Harmonics are generated and appear in electrical systems due to several reasons.

• Power electronic devices like thyristors, rectifiers, UPS etc.
• Variable frequency drives
• Electronic devices, LEDs, switching power supplies etc.
• Industrial load fluctuations
• Transformer saturation
• Welding arcs, furnaces, elevators etc.

Types of harmonics

• Even harmonics – Frequencies in even multiples of fundamental frequency, i.e. 2^nd, 4^th, 6^th, 8^th harmonics etc.
• Odd harmonics – Frequencies in odd multiples (3,5,7,9,11 etc.) of fundamental frequency
• Subharmonics – Frequency in integral division of fundamental frequency (e.g. 30 Hz, 20 Hz, 10 Hz for 60 Hz fundamental)
• Positive sequence harmonics– Harmonic waveforms in three phase systems following same phase sequency as fundamental (rotating in same direction)
• Negative sequence harmonics – Harmonic waveforms in three phase system rotating in direction opposite to that of fundamental frequency, i.e., phase sequency opposite to that of fundamental.
• Zero sequence harmonics – Harmonics in all phases are in phase with each other. This happens in harmonics of 3^rd order or multiples thereof. These are particularly dangerous as currents in neutral can be very high and damaging.

Effects of harmonics on power systems

• Overheating
• Voltage and current waveforms distortion, causing malfunction of sensitive equipment
• Neutral overloading- Zero sequence harmonic currents add up in neutral current, causing high currents in neutral conductors.
• Resonance effects
• Reduced efficiency due to higher KVA and higher losses in system.
• Malfunction of equipment like protection relays, meters and sensors due to distorted waveform.

Analysis of harmonics in waveforms

Any complex periodic waveform can be broken down into number of simple sinusoidal waveforms with different frequencies and amplitudes using mathematical analysis by means of Fourier series. The frequencies so obtained consist of a fundamental frequency and multiples thereof, which form the harmonics.

In a power supply system and electrical / electronic circuits, harmonic frequencies up to 40^th or even higher multiples can be obtained to get nearest approximation of supply waveform.
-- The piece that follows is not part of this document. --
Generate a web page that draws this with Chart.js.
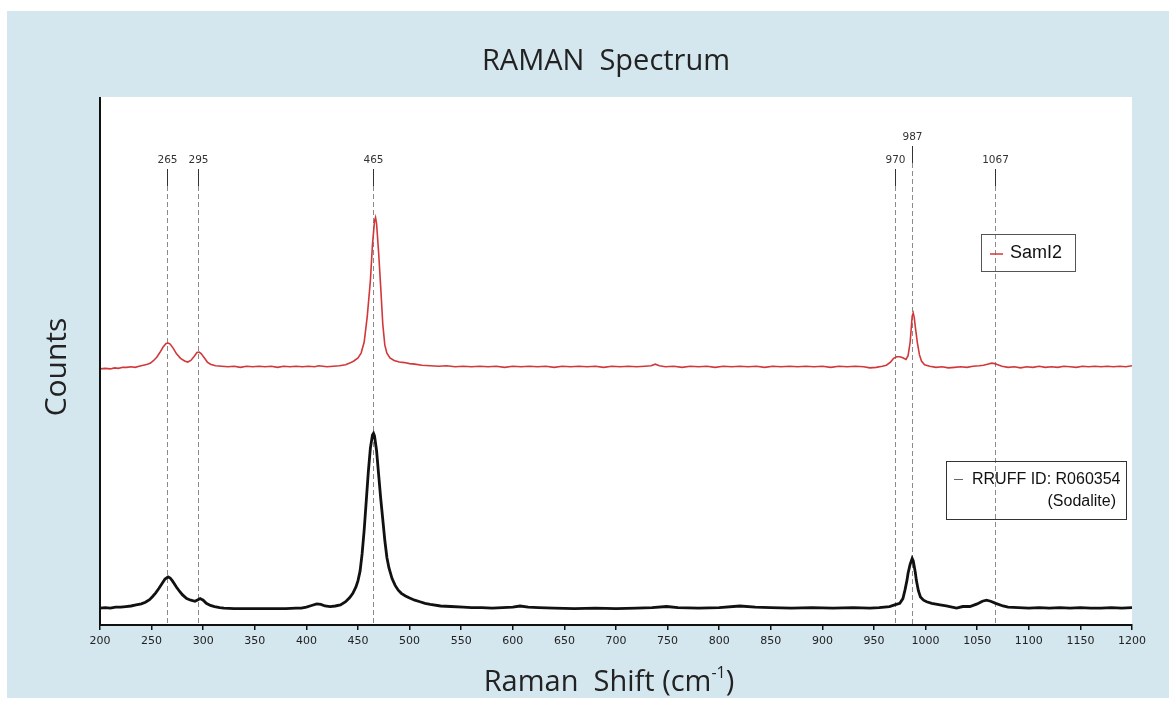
<!DOCTYPE html>
<html><head><meta charset="utf-8">
<script src="https://cdn.jsdelivr.net/npm/chart.js@4"></script>
<style>html,body{margin:0;padding:0;background:#fff;}#wrap{position:relative;width:1169px;height:702px;}</style>
</head><body><div id="wrap"><canvas id="c" width="1169" height="702"></canvas></div>
<script>
// ---- data (Raman shift in cm^-1, counts in arbitrary units) ----
const redShift = [200,205,210,214,218,222,226,230,234,238,242,246,249,252,255,258,261,264,266,268,271,274,278,282,285,288,291,294,296,298,301,304,307,312,318,324,330,336,342,348,354,360,366,372,378,384,390,396,402,408,412,416,420,426,432,438,442,446,450,453,456,459,462,464,466,467,468,470,472,474,476,478,481,485,490,495,500,505,512,520,528,536,544,552,560,568,576,584,592,600,608,616,624,632,640,648,656,664,672,680,688,696,704,712,720,728,734,738,742,748,756,764,772,780,788,796,804,812,820,828,836,844,852,860,868,876,884,892,900,908,916,924,932,940,946,952,958,962,966,969,972,975,978,981,983,985,986,987,988,989,990,992,994,996,999,1004,1010,1016,1022,1028,1034,1040,1046,1052,1056,1060,1064,1067,1070,1074,1080,1086,1092,1098,1104,1110,1116,1122,1128,1134,1140,1146,1152,1158,1164,1170,1176,1182,1188,1194,1200];
const redCounts = [485,486,485,487,486,488,488,489,488,490,492,494,496,501,507,516,526,533,534,532,524,514,505,500,498,501,508,516,517,514,506,498,494,491,490,489,490,488,490,489,490,489,490,488,490,489,490,489,490,489,491,490,489,490,491,493,496,500,506,515,536,585,652,720,765,772,760,705,640,570,530,515,506,501,498,497,495,494,492,491,490,491,489,490,489,490,489,490,488,490,489,490,489,490,488,490,489,490,489,490,488,490,489,490,489,490,491,494,491,489,490,488,490,489,490,488,490,489,490,489,490,488,490,489,490,489,490,489,490,488,490,489,490,489,487,488,490,492,498,505,508,508,506,503,510,535,560,585,591,582,565,535,512,500,493,490,488,489,487,488,489,488,490,491,492,494,496,495,493,490,488,489,487,489,488,490,488,489,488,490,489,488,490,489,490,489,490,489,490,489,491];

const refShift = [200,205,210,215,220,225,230,235,240,244,248,251,254,257,260,263,266,268,270,272,274,277,280,284,288,292,295,297,300,303,307,311,316,320,330,340,350,360,370,380,390,395,400,405,410,414,418,423,428,433,438,442,445,448,450,452,454,456,458,460,462,464,465,466,468,470,472,474,476,478,480,483,486,489,492,496,500,505,510,515,520,530,540,552,560,570,580,590,600,607,615,625,640,660,680,700,720,735,749,760,780,800,820,835,850,870,890,910,930,946,955,965,970,975,978,980,982,983,985,987,988,990,991,993,995,998,1001,1006,1014,1020,1030,1036,1043,1050,1055,1059,1063,1068,1075,1080,1090,1100,1110,1120,1130,1140,1150,1160,1170,1180,1190,1200];
const refCounts = [32,33,32,34,34,35,36,38,40,43,48,54,61,69,78,87,91,89,84,78,72,64,57,50,47,45,48,50,47,41,37,35,33,32,31,31,31,31,31,31,32,32,34,37,40,39,36,35,36,38,44,52,60,72,84,102,135,180,235,290,335,360,363,358,330,285,240,200,160,128,108,88,75,66,60,55,51,47,44,41,39,36,35,34,33,33,32,33,34,36,34,33,32,31,32,31,32,33,35,33,32,33,36,34,33,32,33,32,33,32,33,35,38,41,50,66,85,98,115,126,122,100,85,65,53,47,44,41,38,36,32,35,35,40,45,47,45,41,36,34,33,32,33,32,33,32,33,32,32,33,32,33];

const peakPositions = [265,295,465,970,987,1067];
const xTickValues = [200,250,300,350,400,450,500,550,600,650,700,750,800,850,900,950,1000,1050,1100,1150,1200];
const seriesNames = ['SamI2','RRUFF ID: R060354','(Sodalite)'];
const chartTitle = 'RAMAN  Spectrum';
const xTitle = 'Raman  Shift (cm';
const yTitle = 'Counts';

const RED = '#d2383a';
const BLACK = '#111111';

const deco = {
  id: 'deco',
  beforeDraw(chart) {
    const {ctx, chartArea: a} = chart;
    ctx.save();
    ctx.fillStyle = '#ffffff';
    ctx.fillRect(0, 0, chart.width, chart.height);
    ctx.fillStyle = '#d4e6ee';
    ctx.fillRect(7, 11, chart.width - 7, chart.height - 15);
    ctx.fillStyle = '#ffffff';
    ctx.fillRect(a.left, a.top, a.right - a.left, a.bottom - a.top);
    ctx.restore();
  },
  beforeDatasetsDraw(chart) {
    const {ctx, chartArea: a} = chart;
    const xs = chart.scales.x;
    ctx.save();
    peakPositions.forEach((p, i) => {
      const px = Math.round(xs.getPixelForValue(p)) + 0.5;
      const raised = i > 0 && p - peakPositions[i - 1] < 20;
      const ly = raised ? 137 : 160;
      ctx.fillStyle = '#333';
      ctx.font = '10.5px "DejaVu Sans"';
      ctx.textAlign = 'center';
      ctx.textBaseline = 'middle';
      ctx.fillText(String(p), px, ly);
      ctx.strokeStyle = '#333';
      ctx.lineWidth = 1;
      ctx.setLineDash([]);
      ctx.beginPath(); ctx.moveTo(px, ly + 9); ctx.lineTo(px, ly + 26); ctx.stroke();
      ctx.strokeStyle = '#8a8a8a';
      ctx.setLineDash([5, 3]);
      ctx.beginPath(); ctx.moveTo(px, ly + 26); ctx.lineTo(px, a.bottom); ctx.stroke();
    });
    ctx.restore();
  },
  afterDraw(chart) {
    const {ctx, chartArea: a} = chart;
    ctx.save();
    // left axis line
    ctx.strokeStyle = BLACK; ctx.lineWidth = 2;
    ctx.beginPath(); ctx.moveTo(a.left, a.top); ctx.lineTo(a.left, a.bottom); ctx.stroke();

    // title
    ctx.fillStyle = '#222';
    ctx.textAlign = 'center'; ctx.textBaseline = 'middle';
    ctx.font = '29px "Open Sans"';
    ctx.fillText(chartTitle, 606, 62);

    // x title with superscript
    ctx.font = '29px "Open Sans"';
    const w1 = ctx.measureText(xTitle).width;
    ctx.font = '16px "Open Sans"';
    const w2 = ctx.measureText('-1').width;
    ctx.font = '29px "Open Sans"';
    const w3 = ctx.measureText(')').width;
    let sx = 609 - (w1 + w2 + w3) / 2;
    ctx.textAlign = 'left';
    ctx.fillText(xTitle, sx, 683);
    ctx.font = '16px "Open Sans"';
    ctx.fillText('-1', sx + w1, 673);
    ctx.font = '29px "Open Sans"';
    ctx.fillText(')', sx + w1 + w2, 683);

    // y title
    ctx.save();
    ctx.translate(57, 367);
    ctx.rotate(-Math.PI / 2);
    ctx.textAlign = 'center';
    ctx.font = '30px "Open Sans"';
    ctx.fillText(yTitle, 0, 0);
    ctx.restore();

    // legend 1
    ctx.strokeStyle = '#555'; ctx.lineWidth = 1; ctx.setLineDash([]);
    const l1x = a.right - 151, l1y = a.top + 137;
    ctx.strokeRect(l1x + 0.5, l1y + 0.5, 94, 37);
    ctx.strokeStyle = RED; ctx.lineWidth = 1.5;
    ctx.beginPath(); ctx.moveTo(l1x + 9, l1y + 20); ctx.lineTo(l1x + 22, l1y + 20); ctx.stroke();
    ctx.fillStyle = '#111'; ctx.textAlign = 'left'; ctx.textBaseline = 'middle';
    ctx.font = '18px "Liberation Sans"';
    ctx.fillText(seriesNames[0], l1x + 29, l1y + 19);

    // legend 2
    const l2x = a.right - 186, l2y = a.top + 364;
    ctx.strokeStyle = '#333'; ctx.lineWidth = 1;
    ctx.strokeRect(l2x + 0.5, l2y + 0.5, 180, 58);
    ctx.strokeStyle = '#666'; ctx.lineWidth = 1;
    ctx.beginPath(); ctx.moveTo(l2x + 8, l2y + 18.5); ctx.lineTo(l2x + 17, l2y + 18.5); ctx.stroke();
    ctx.font = '16px "Liberation Sans"';
    ctx.textAlign = 'left';
    ctx.fillText(seriesNames[1], l2x + 26, l2y + 19);
    ctx.textAlign = 'right';
    ctx.fillText(seriesNames[2], l2x + 170, l2y + 41);
    ctx.restore();
  }
};

new Chart(document.getElementById('c'), {
  type: 'line',
  data: {
    datasets: [
      { label: seriesNames[0], data: redShift.map((x, i) => ({x, y: redCounts[i]})), borderColor: RED, borderWidth: 1.6, pointRadius: 0, tension: 0 },
      { label: seriesNames[1], data: refShift.map((x, i) => ({x, y: refCounts[i]})), borderColor: BLACK, borderWidth: 2.8, pointRadius: 0, tension: 0 }
    ]
  },
  options: {
    responsive: false,
    animation: false,
    devicePixelRatio: 1,
    layout: { padding: { left: 100, right: 37, top: 97, bottom: 0 } },
    plugins: { legend: { display: false }, tooltip: { enabled: false }, title: { display: false } },
    scales: {
      x: {
        type: 'linear', min: 200, max: 1200,
        afterBuildTicks(s) { s.ticks = xTickValues.map(v => ({value: v})); },
        afterFit(s) { s.height = 77; },
        grid: { display: true, drawOnChartArea: false, drawTicks: true, tickLength: 5, color: BLACK, lineWidth: 1.5 },
        border: { display: true, color: BLACK, width: 2 },
        ticks: { font: { family: 'DejaVu Sans', size: 11 }, color: '#222', padding: 5, maxRotation: 0, autoSkip: false, callback: v => String(v) }
      },
      y: { display: false, min: 0, max: 1000 }
    }
  },
  plugins: [deco]
});
</script></body></html>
In most cases, frequencies up to 21^st harmonic are usually considered sufficient, while those beyond are negligible.  Most significant harmonics in supply systems are 3^rd and 5^th, while 7^th to 11^th also can have considerable bearing on power quality. Higher order harmonics can also have to be considered in many cases, particularly for sensitive circuits.

Analysis of harmonic components is essential in order to understand their contribution and mitigate them by taking suitable measures. Such analysis forms an essential feature of most power quality audits.

Mitigation of Harmonics

Distortion due to harmonics (current / voltage) cause the waveform to become highly out of shape and irregular in nature. These waveforms can be analysed mathematically and broken down into a combination of series of sinusoidal waveforms of different frequencies. Harmonic analysers are used to detect harmonic frequencies and their contribution up to 40^th harmonics.

Harmonics are always undesirable in electrical and electronic systems, and efforts are made to reduce them to minimum possible to keep equipment and system safe. High or frequency filters are often used to keep harmonics at safe level. Many times, they cannot be compensated fully but are reduced to a safe level where they do not appreciably interfere in functioning of system and equipment.